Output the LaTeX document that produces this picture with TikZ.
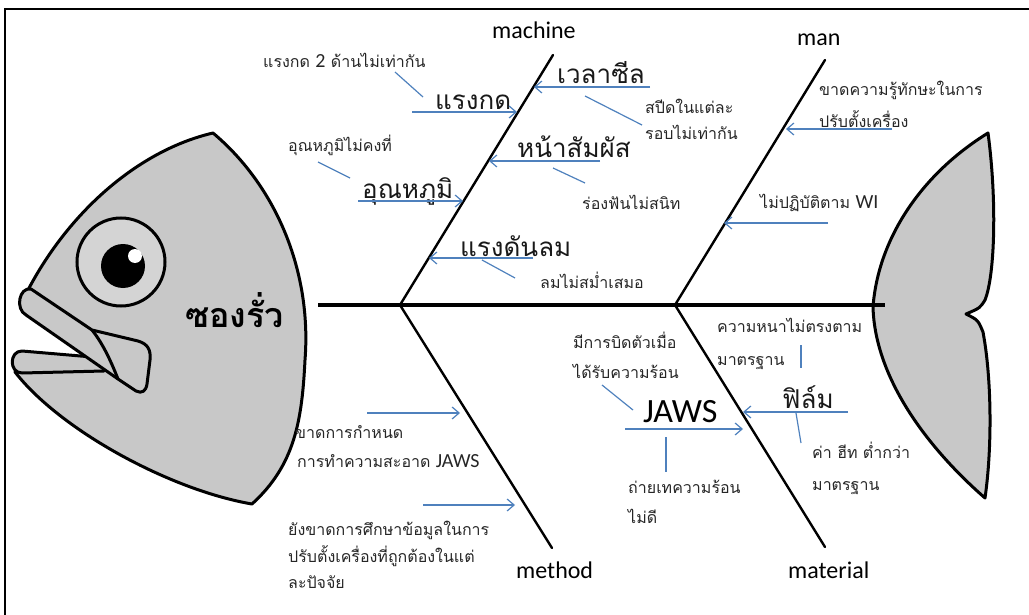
\documentclass[tikz,border=0pt]{standalone}
\usepackage{fontspec}
\setmainfont{Carlito}
\newfontfamily\thai[Script=Thai]{Loma}
\usetikzlibrary{arrows.meta}

\definecolor{causeblue}{RGB}{79,129,189}
\definecolor{fishgray}{RGB}{200,200,200}
\definecolor{eyegray}{RGB}{212,212,212}
\newcommand\lat[1]{{\rmfamily\fontsize{20}{22}\selectfont #1}}

\begin{document}
\begin{tikzpicture}[x=1pt,y=-1pt,
  bone/.style={line width=2.4pt, line cap=round},
  spine/.style={line width=4.5pt},
  cause/.style={draw=causeblue, line width=1.2pt, -{Straight Barb[length=7pt,width=12pt]}},
  link/.style={draw=causeblue, line width=1.2pt},
  outline/.style={draw=black, line width=3pt, fill=fishgray, line join=round},
  big/.style={font=\thai\fontsize{26}{28}\selectfont, text=black!90, inner sep=0pt, anchor=base west},
  note/.style={font=\thai\fontsize{16}{18}\selectfont, text=black!85, inner sep=0pt, anchor=base west},
  cat/.style={font=\fontsize{24}{26}\selectfont, inner sep=0pt, anchor=base west}]
\useasboundingbox (0,0) rectangle (1029,615);

% frame
\coordinate (fb) at (5,615);
\coordinate (fc) at (5,9);
\coordinate (fr) at (1029,9);
\draw[line width=1.5pt] (fb) -- (fc) -- (fr);

% fish head, with the open mouth left white
\draw[outline] (213,133) .. controls (275,185) and (312,270) .. (305,360)
  .. controls (302,420) and (295,465) .. (252,504)
  .. controls (170,490) and (60,430) .. (15,372)
  -- (30,365) -- (98,362) -- (40,318) -- (28,290)
  .. controls (70,210) and (140,150) .. cycle;
% lower lip
\draw[outline] (104,358) -- (22,351) .. controls (9,351) and (9,373) .. (22,373) -- (104,371) -- cycle;
% upper lip
\draw[outline] (31,289) -- (92,330) -- (138,341) .. controls (148,344) and (151,350) .. (150,360)
  -- (147,384) .. controls (146,391) and (142,394) .. (136,391)
  -- (118,379) -- (26,315) .. controls (15,309) and (19,287) .. cycle;
\draw[line width=3pt] (92,330) .. controls (104,345) and (112,364) .. (118,379);
% eye
\draw[line width=3pt, fill=eyegray] (121,262) circle[radius=44];
\fill[black] (123,266) circle[radius=22];
\fill[white] (135,256) circle[radius=7];
\node[font=\thai\bfseries\fontsize{34}{36}\selectfont, inner sep=0pt, anchor=base west] (effect) at (185,327) {ซองรั่ว};

% tail
\draw[outline] (873,307) .. controls (878,240) and (920,175) .. (988,133)
  .. controls (997,200) and (995,275) .. (985,300)
  .. controls (980,308) .. (966,314)
  .. controls (978,320) .. (983,332)
  .. controls (992,380) and (992,450) .. (985,498)
  .. controls (930,450) and (875,380) .. cycle;

% spine and bones
\coordinate (sp0) at (318,305);
\coordinate (sp1) at (885,305);
\coordinate (j1) at (400,305);
\coordinate (j2) at (675,305);
\coordinate (mach) at (553,55);
\coordinate (man) at (825,60);
\coordinate (meth) at (552,548);
\coordinate (mat) at (825,547);
\draw[spine] (sp0) -- (sp1);
\draw[bone] (j1) -- (mach);
\draw[bone] (j2) -- (man);
\draw[bone] (j1) -- (meth);
\draw[bone] (j2) -- (mat);

% category labels
\node[cat] (lmach) at (492,39) {machine};
\node[cat] (lman) at (797,46) {man};
\node[cat] (lmeth) at (516,578) {method};
\node[cat] (lmat) at (788,578) {material};

% machine causes
\node[big] (c1) at (435,110) {แรงกด};
\coordinate (a1s) at (412,112); \coordinate (a1e) at (517,112);
\draw[cause] (a1s) -- (a1e);
\node[note] (n1) at (263,68) {แรงกด \lat{2} ด้านไม่เท่ากัน};
\coordinate (l1s) at (395,72); \coordinate (l1e) at (423,97);
\draw[link] (l1s) -- (l1e);

\node[big] (c2) at (362,199) {อุณหภูมิ};
\coordinate (a2s) at (358,201); \coordinate (a2e) at (463,201);
\draw[cause] (a2s) -- (a2e);
\node[note] (n2) at (288,152) {อุณหภูมิไม่คงที่};
\coordinate (l2s) at (318,162); \coordinate (l2e) at (350,178);
\draw[link] (l2s) -- (l2e);

\node[big] (c3) at (460,256) {แรงดันลม};
\coordinate (a3s) at (533,258); \coordinate (a3e) at (429,258);
\draw[cause] (a3s) -- (a3e);
\node[note] (n3) at (540,288) {ลมไม่สม่ำเสมอ};
\coordinate (l3s) at (482,260); \coordinate (l3e) at (515,278);
\draw[link] (l3s) -- (l3e);

\node[big] (c4) at (557,84) {เวลาซีล};
\coordinate (a4s) at (650,87); \coordinate (a4e) at (534,87);
\draw[cause] (a4s) -- (a4e);
\node[note] (n4a) at (645,114) {สปีดในแต่ละ};
\node[note] (n4b) at (645,140) {รอบไม่เท่ากัน};
\coordinate (l4s) at (585,96); \coordinate (l4e) at (642,125);
\draw[link] (l4s) -- (l4e);

\node[big] (c5) at (517,158) {หน้าสัมผัส};
\coordinate (a5s) at (600,161); \coordinate (a5e) at (489,161);
\draw[cause] (a5s) -- (a5e);
\node[note] (n5) at (582,210) {ร่องฟันไม่สนิท};
\coordinate (l5s) at (553,168); \coordinate (l5e) at (585,183);
\draw[link] (l5s) -- (l5e);

% man causes
\node[note] (n6a) at (819,96) {ขาดความรู้ทักษะในการ};
\node[note] (n6b) at (819,128) {ปรับตั้งเครื่อง};
\coordinate (a6s) at (892,129); \coordinate (a6e) at (786,129);
\draw[cause] (a6s) -- (a6e);
\node[note] (n7) at (760,209) {ไม่ปฏิบัติตาม \lat{WI}};
\coordinate (a7s) at (828,223); \coordinate (a7e) at (724,223);
\draw[cause] (a7s) -- (a7e);

% material causes
\node[big] (c8) at (782,408) {ฟิล์ม};
\coordinate (a8s) at (848,412); \coordinate (a8e) at (743,412);
\draw[cause] (a8s) -- (a8e);
\node[note] (n8a) at (717,332) {ความหนาไม่ตรงตาม};
\node[note] (n8b) at (717,365) {มาตรฐาน};
\coordinate (l6s) at (801,345); \coordinate (l6e) at (801,368);
\draw[link] (l6s) -- (l6e);
\node[note] (n9a) at (812,458) {ค่า ฮีท ต่ำกว่า};
\node[note] (n9b) at (812,490) {มาตรฐาน};
\coordinate (l7s) at (796,413); \coordinate (l7e) at (801,443);
\draw[link] (l7s) -- (l7e);

\node[cat, font=\fontsize{34}{36}\selectfont] (c9) at (643,422) {JAWS};
\coordinate (a9s) at (625,429); \coordinate (a9e) at (743,429);
\draw[cause] (a9s) -- (a9e);
\node[note] (n10a) at (573,348) {มีการบิดตัวเมื่อ};
\node[note] (n10b) at (573,378) {ได้รับความร้อน};
\coordinate (l8s) at (602,385); \coordinate (l8e) at (633,410);
\draw[link] (l8s) -- (l8e);
\node[note] (n11a) at (628,493) {ถ่ายเทความร้อน};
\node[note] (n11b) at (628,523) {ไม่ดี};
\coordinate (l9s) at (666,437); \coordinate (l9e) at (666,472);
\draw[link] (l9s) -- (l9e);

% method causes
\coordinate (a10s) at (367,413); \coordinate (a10e) at (460,413);
\draw[cause] (a10s) -- (a10e);
\node[note] (n12a) at (295,438) {ขาดการกำหนด};
\node[note] (n12b) at (297,467) {การทำความสะอาด \lat{JAWS}};
\coordinate (a11s) at (423,505); \coordinate (a11e) at (515,505);
\draw[cause] (a11s) -- (a11e);
\node[note] (n13a) at (288,535) {ยังขาดการศึกษาข้อมูลในการ};
\node[note] (n13b) at (288,562) {ปรับตั้งเครื่องที่ถูกต้องในแต่};
\node[note] (n13c) at (288,588) {ละปัจจัย};
\end{tikzpicture}
\end{document}
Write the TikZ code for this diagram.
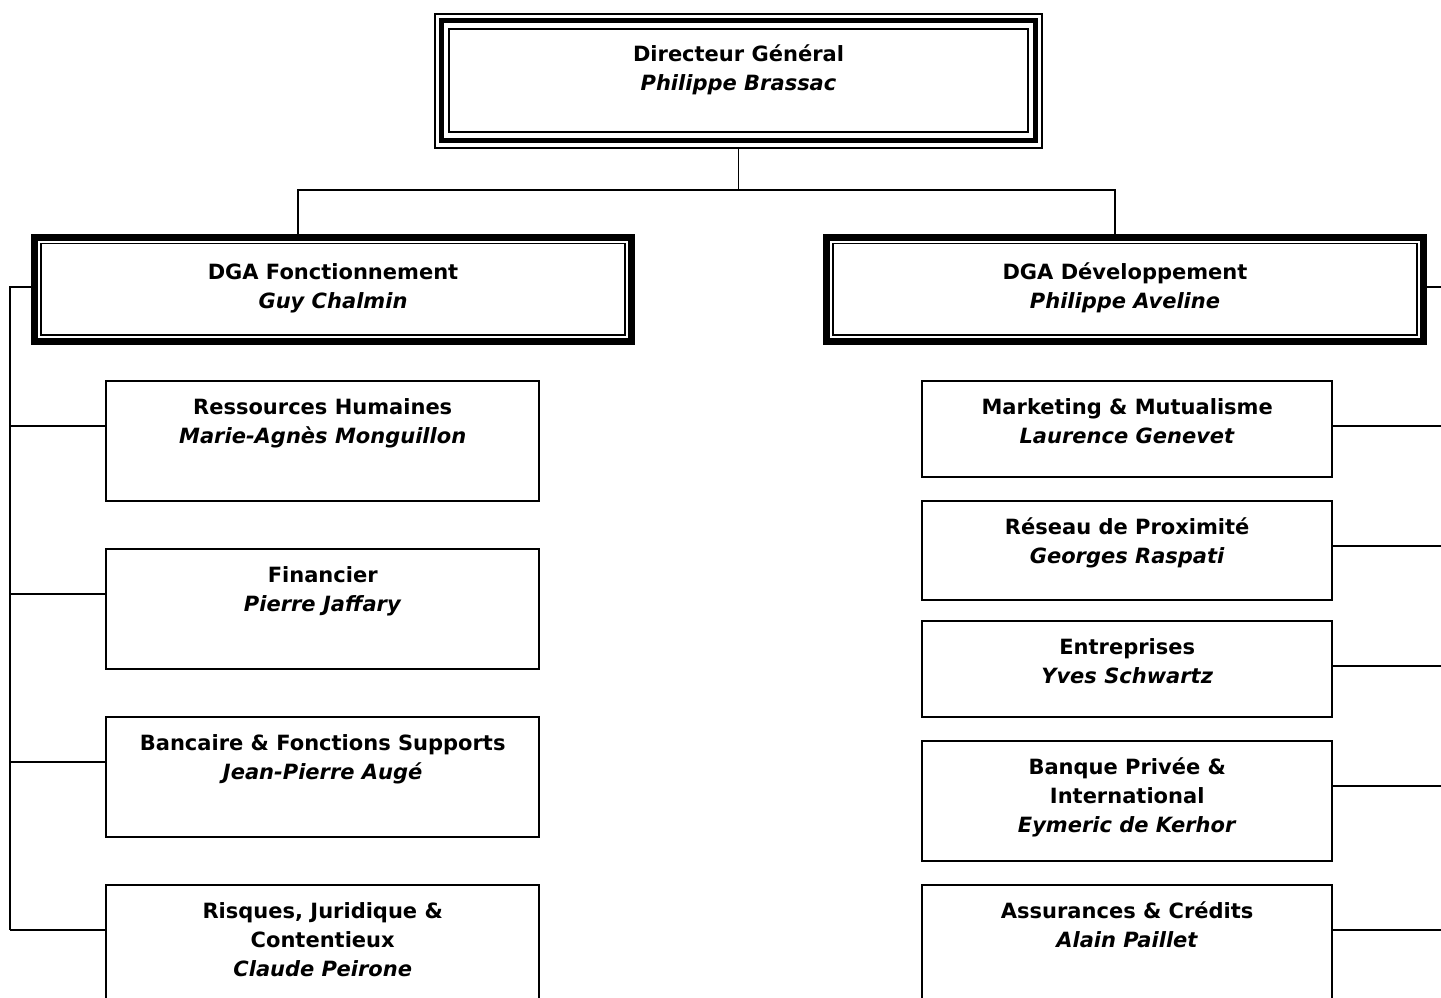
\documentclass[tikz,border=0pt]{standalone}
\usepackage{fontspec}
\setmainfont{DejaVu Sans}
\usetikzlibrary{positioning}
\newcommand{\who}[1]{\textit{#1}}
\tikzset{org/.style={draw,line width=2.4pt,inner sep=0pt,align=center,anchor=north west,
                     font=\fontsize{21}{29}\selectfont\bfseries,text height=62.5pt},
         three lines/.style={text height=91.5pt},
         dg box/.style={org,line width=2pt,text height=76pt,
            path picture={
              \draw[line width=5pt] ([shift={(6pt,-6.5pt)}]path picture bounding box.north west) rectangle ([shift={(-7pt,8pt)}]path picture bounding box.south east);
              \draw[line width=2pt] ([shift={(14pt,-15pt)}]path picture bounding box.north west) rectangle ([shift={(-14pt,16pt)}]path picture bounding box.south east);}},
         dga box/.style={org,line width=7pt,text height=71pt,
            path picture={
              \draw[line width=1.8pt] ([shift={(6.5pt,-6.5pt)}]path picture bounding box.north west) rectangle ([shift={(-6.5pt,6.5pt)}]path picture bounding box.south east);}},
         link/.style={line width=1.6pt}
}
\begin{document}
\begin{tikzpicture}[x=1pt,y=-1pt]
\useasboundingbox (0,0) rectangle (1441,997);
\clip (0,0) rectangle (1441,997);
% direction
\node[dg box,minimum width=607pt,text depth=58pt] (dg) at (434,13) {Directeur Général\\\who{Philippe Brassac}};
\node[dga box,minimum width=597pt,text depth=33.5pt] (dgaf) at (31,233.5) {DGA Fonctionnement\\\who{Guy Chalmin}};
\node[dga box,minimum width=597pt,text depth=33.5pt] (dgad) at (823,233.5) {DGA Développement\\\who{Philippe Aveline}};
% fonctionnement
\node[org,minimum width=433pt,text depth=57.5pt] (rh) at (105,380) {Ressources Humaines\\\who{Marie-Agnès Monguillon}};
\node[org,minimum width=433pt,text depth=57.5pt] (fin) at (105,548) {Financier\\\who{Pierre Jaffary}};
\node[org,minimum width=433pt,text depth=57.5pt] (bfs) at (105,716) {Bancaire \& Fonctions Supports\\\who{Jean-Pierre Augé}};
\node[org,three lines,minimum width=433pt,text depth=28.5pt] (rjc) at (105,884) {Risques, Juridique \&\\Contentieux\\\who{Claude Peirone}};
% developpement
\node[org,minimum width=410pt,text depth=33.5pt] (mkt) at (921,380) {Marketing \& Mutualisme\\\who{Laurence Genevet}};
\node[org,minimum width=410pt,text depth=36.5pt] (rsx) at (921,500) {Réseau de Proximité\\\who{Georges Raspati}};
\node[org,minimum width=410pt,text depth=33.5pt] (ent) at (921,620) {Entreprises\\\who{Yves Schwartz}};
\node[org,three lines,minimum width=410pt,text depth=28.5pt] (bpi) at (921,740) {Banque Privée \&\\International\\\who{Eymeric de Kerhor}};
\node[org,minimum width=410pt,text depth=57.5pt] (asc) at (921,884) {Assurances \& Crédits\\\who{Alain Paillet}};

\draw[link] (dg.south) -- ++(0,-41pt);
\draw[link] ([xshift=-35pt]dgaf.north) |- ([yshift=-41pt]dg.south) -| ([xshift=-10pt]dgad.north);

\coordinate (fl) at (10,930);
\draw[link] ([yshift=2pt]dgaf.west) -| (fl);
\foreach \b in {rh,fin,bfs,rjc}
  \draw[link] ([yshift=-46pt]\b.north west) -- ++(-95pt,0);

\draw[link] ([yshift=2pt]dgad.east) -- ++(30pt,0);
\foreach \b in {mkt,rsx,ent,bpi,asc}
  \draw[link] ([yshift=-46pt]\b.north east) -- ++(120pt,0);
\end{tikzpicture}
\end{document}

####################

• SET PROBLEM:
Return the lines of the records that include the string "this".

• EXPECTED ANSWER:
Output the LaTeX document that produces this picture with TikZ.
Write the TikZ code for this diagram.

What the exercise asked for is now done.